(Collected data entries)
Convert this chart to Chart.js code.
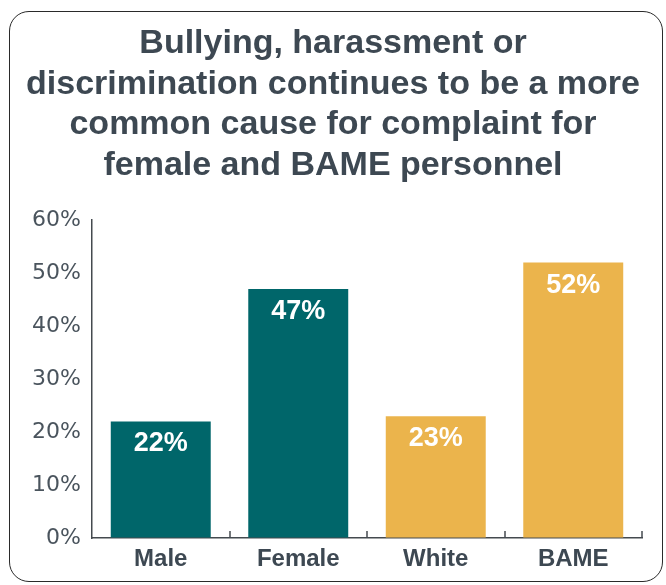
<!DOCTYPE html>
<html>
<head>
<meta charset="utf-8">
<script src="https://cdn.jsdelivr.net/npm/chart.js@4.4.1/dist/chart.umd.min.js"></script>
<style>
  html, body { margin: 0; padding: 0; background: #fff; }
  #wrap { position: relative; width: 666px; height: 585px; overflow: hidden; }
  #frame {
    position: absolute; left: 9px; top: 11px; width: 652px; height: 569px;
    border: 1.5px solid #2a2a2a; border-radius: 20px;
  }
  #myChart { position: absolute; left: 0; top: 0; }
</style>
</head>
<body>
<div id="wrap">
  <div id="frame"></div>
  <canvas id="myChart" width="666" height="585"></canvas>
</div>
<script>
// dados
const titleLines = [
  'Bullying, harassment or',
  'discrimination continues to be a more',
  'common cause for complaint for',
  'female and BAME personnel'
];
const categories = ['Male', 'Female', 'White', 'BAME'];
const values = [22, 47, 23, 52];
const barColors = ['#00666a', '#00666a', '#ebb44c', '#ebb44c'];
const yMax = 60;
const yStep = 10;

const textColor = '#3d4852';
const axisColor = '#444a4f';

// rotulos dentro das barras
const barLabels = {
  id: 'barLabels',
  afterDatasetsDraw(chart) {
    const ctx = chart.ctx;
    const meta = chart.getDatasetMeta(0);
    ctx.save();
    ctx.fillStyle = '#ffffff';
    ctx.font = 'bold 27px "Liberation Sans", Arial, sans-serif';
    ctx.textAlign = 'center';
    ctx.textBaseline = 'alphabetic';
    meta.data.forEach((bar, i) => {
      ctx.fillText(values[i] + '%', bar.x, bar.y + 30);
    });
    ctx.restore();
  }
};

// tracinhos para cima no eixo x
const upTicks = {
  id: 'upTicks',
  afterDraw(chart) {
    const xs = chart.scales.x;
    const ctx = chart.ctx;
    ctx.save();
    ctx.strokeStyle = axisColor;
    ctx.lineWidth = 1.5;
    for (let i = 1; i <= categories.length; i++) {
      const x = Math.round(xs.getPixelForValue(i - 0.5));
      ctx.beginPath();
      ctx.moveTo(x, xs.top);
      ctx.lineTo(x, xs.top - 7);
      ctx.stroke();
    }
    ctx.restore();
  }
};

new Chart(document.getElementById('myChart'), {
  type: 'bar',
  data: {
    labels: categories,
    datasets: [{
      data: values,
      backgroundColor: barColors,
      borderWidth: 0,
      barPercentage: 0.727,
      categoryPercentage: 1
    }]
  },
  options: {
    responsive: false,
    animation: false,
    devicePixelRatio: 1,
    layout: { padding: { top: 0, right: 24, bottom: 0, left: 24 } },
    plugins: {
      legend: { display: false },
      tooltip: { enabled: false },
      title: {
        display: true,
        text: titleLines,
        color: textColor,
        font: { family: '"Liberation Sans", Arial, sans-serif', weight: 'bold', size: 34, lineHeight: 1.2 },
        padding: { top: 23, bottom: 34 }
      }
    },
    scales: {
      x: {
        grid: { display: true, drawOnChartArea: false, drawTicks: false },
        border: { display: true, color: axisColor, width: 1.5 },
        ticks: {
          color: textColor,
          padding: 7,
          font: { family: '"Liberation Sans", Arial, sans-serif', weight: 'bold', size: 24 }
        },
        afterFit(scale) { scale.height = 47; }
      },
      y: {
        min: 0,
        max: yMax,
        grid: { display: true, drawOnChartArea: false, drawTicks: false },
        border: { display: true, color: axisColor, width: 1.5 },
        ticks: {
          stepSize: yStep,
          color: '#4a545d',
          padding: 11,
          font: { family: '"DejaVu Sans", sans-serif', size: 22 },
          callback: v => v + '%'
        },
        afterFit(scale) { scale.width = 68; }
      }
    }
  },
  plugins: [barLabels, upTicks]
});
</script>
</body>
</html>
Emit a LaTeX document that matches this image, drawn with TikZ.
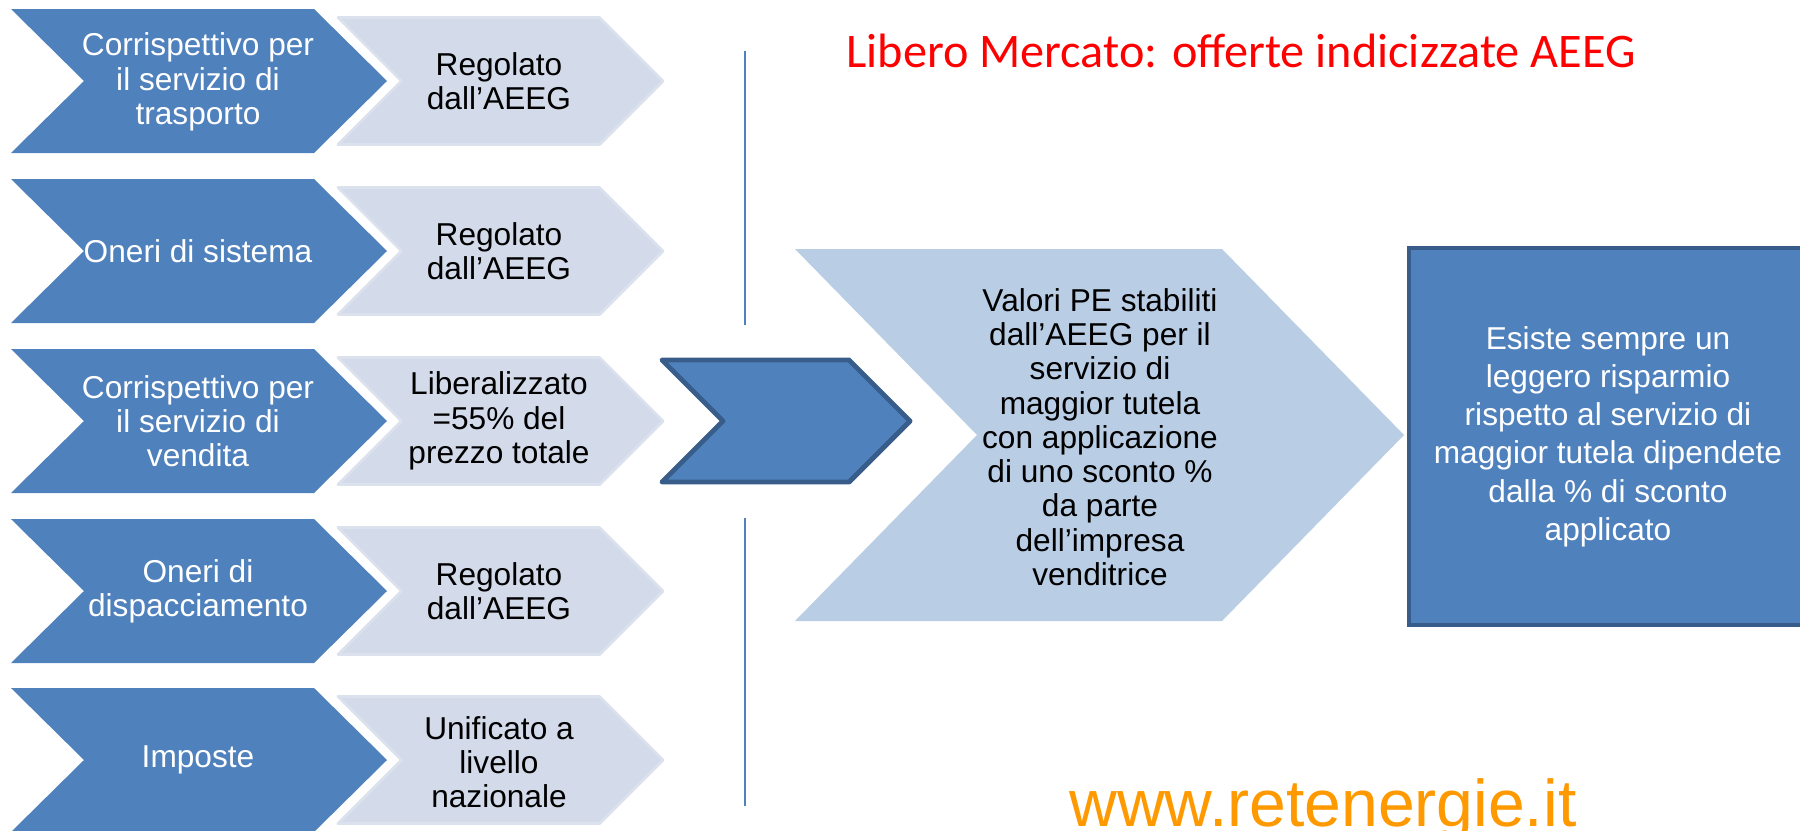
\documentclass[tikz,border=0pt]{standalone}
\usepackage{fontspec}
\setmainfont{Liberation Sans}
\newfontfamily\titlefont{Carlito}
\usetikzlibrary{positioning}

\definecolor{chevblue}{HTML}{4F81BD}
\definecolor{chevborder}{HTML}{385D8A}
\definecolor{chevlight}{HTML}{D3DAEA}
\definecolor{chevlightline}{HTML}{DCE1EE}
\definecolor{pefill}{HTML}{B9CDE5}
\definecolor{urlorange}{HTML}{FF9900}

% chevron: [style]{left}{tip}{centre y}{half height}{depth}
\newcommand{\drawchevron}[6][]{%
	\path[#1] (#2,{#4-#5}) -- ({#2+#6},#4) -- (#2,{#4+#5}) -- ({#3-#6},{#4+#5}) -- (#3,#4) -- ({#3-#6},{#4-#5}) -- cycle;}

\begin{document}
\begin{tikzpicture}[
	x=0.025cm, y=-0.025cm,
	darkchev/.style={fill=chevblue},
	lightchev/.style={fill=chevlight, draw=chevlightline, line width=2pt, line join=round},
	pechev/.style={fill=pefill},
	arrowchev/.style={fill=chevblue, draw=chevborder, line width=3.5pt, line join=round},
	bodytext/.style={inner sep=0pt, align=center, font=\fontsize{22.5}{24.4}\selectfont},
	darktext/.style={bodytext, text=white},
	lighttext/.style={bodytext, text=black},
	resultbox/.style={fill=chevblue, draw=chevborder, line width=2.8pt, minimum width=9.95cm, minimum height=9.425cm, inner sep=0pt, text=white, align=center, font=\fontsize{22.5}{27.2}\selectfont},
	]
	\useasboundingbox (0,0) rectangle (1800,830);
	\fill[white] (0,0) rectangle (1800,830);

	%Shapes
	\drawchevron[darkchev]{11}{387}{81}{72}{73}
	\drawchevron[darkchev]{11}{387}{251}{72}{73}
	\drawchevron[darkchev]{11}{387}{421}{72}{73}
	\drawchevron[darkchev]{11}{387}{591}{72}{73}
	\drawchevron[darkchev]{11}{387}{760}{72}{73}
	\drawchevron[lightchev]{338}{663}{81}{63.5}{63.5}
	\drawchevron[lightchev]{338}{663}{251}{63.5}{63.5}
	\drawchevron[lightchev]{338}{663}{421}{63.5}{63.5}
	\drawchevron[lightchev]{338}{663}{591}{63.5}{63.5}
	\drawchevron[lightchev]{338}{663}{760}{63.5}{63.5}
	\drawchevron[arrowchev]{662}{910}{421}{61}{61}
	\drawchevron[pechev]{795}{1404}{435}{186}{182}
	\draw[chevblue, line width=1.4pt] (745,51) -- (745,325);
	\draw[chevblue, line width=1.4pt] (745,518) -- (745,806);

	%Nodes
	\node[darktext]  (c1) at (198,82)  {Corrispettivo per\\il servizio di\\trasporto};
	\node[darktext]  (c2) at (198,251) {Oneri di sistema};
	\node[darktext]  (c3) at (198,421) {Corrispettivo per\\il servizio di\\vendita};
	\node[darktext]  (c4) at (198,591) {Oneri di\\dispacciamento};
	\node[darktext]  (c5) at (198,760) {Imposte};
	\node[lighttext] (r1) at (499,81)  {Regolato\\dall’AEEG};
	\node[lighttext] (r2) at (499,251) {Regolato\\dall’AEEG};
	\node[lighttext] (r3) at (499,421) {Liberalizzato\\=55\% del\\prezzo totale};
	\node[lighttext] (r4) at (499,591) {Regolato\\dall’AEEG};
	\node[lighttext] (r5) at (499,762) {Unificato a\\livello\\nazionale};
	\node[lighttext] (pe) at (1100,437) {Valori PE stabiliti\\dall’AEEG per il\\servizio di\\maggior tutela\\con applicazione\\di uno sconto \%\\da parte\\dell’impresa\\venditrice};
	\node[resultbox] (risp) at (1608,436.5) {Esiste sempre un\\leggero risparmio\\rispetto al servizio di\\maggior tutela dipendete\\dalla \% di sconto\\applicato};
	\node[anchor=base, inner sep=0pt, text=red, font=\titlefont\fontsize{34.3}{41}\selectfont] (title) at (1241,67) {Libero Mercato: offerte indicizzate AEEG};
	\node[anchor=base, inner sep=0pt, text=urlorange, font=\fontsize{47}{56}\selectfont] (web) at (1323,826) {www.retenergie.it};
\end{tikzpicture}
\end{document}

■ **Task description**
Set the lines above down again, word for word, from the first through the one containing "const axisColor = '#444a4f';"; pictures excluded.

■ **Result below**
Convert this chart to Chart.js code.
<!DOCTYPE html>
<html>
<head>
<meta charset="utf-8">
<script src="https://cdn.jsdelivr.net/npm/chart.js@4.4.1/dist/chart.umd.min.js"></script>
<style>
  html, body { margin: 0; padding: 0; background: #fff; }
  #wrap { position: relative; width: 666px; height: 585px; overflow: hidden; }
  #frame {
    position: absolute; left: 9px; top: 11px; width: 652px; height: 569px;
    border: 1.5px solid #2a2a2a; border-radius: 20px;
  }
  #myChart { position: absolute; left: 0; top: 0; }
</style>
</head>
<body>
<div id="wrap">
  <div id="frame"></div>
  <canvas id="myChart" width="666" height="585"></canvas>
</div>
<script>
// dados
const titleLines = [
  'Bullying, harassment or',
  'discrimination continues to be a more',
  'common cause for complaint for',
  'female and BAME personnel'
];
const categories = ['Male', 'Female', 'White', 'BAME'];
const values = [22, 47, 23, 52];
const barColors = ['#00666a', '#00666a', '#ebb44c', '#ebb44c'];
const yMax = 60;
const yStep = 10;

const textColor = '#3d4852';
const axisColor = '#444a4f';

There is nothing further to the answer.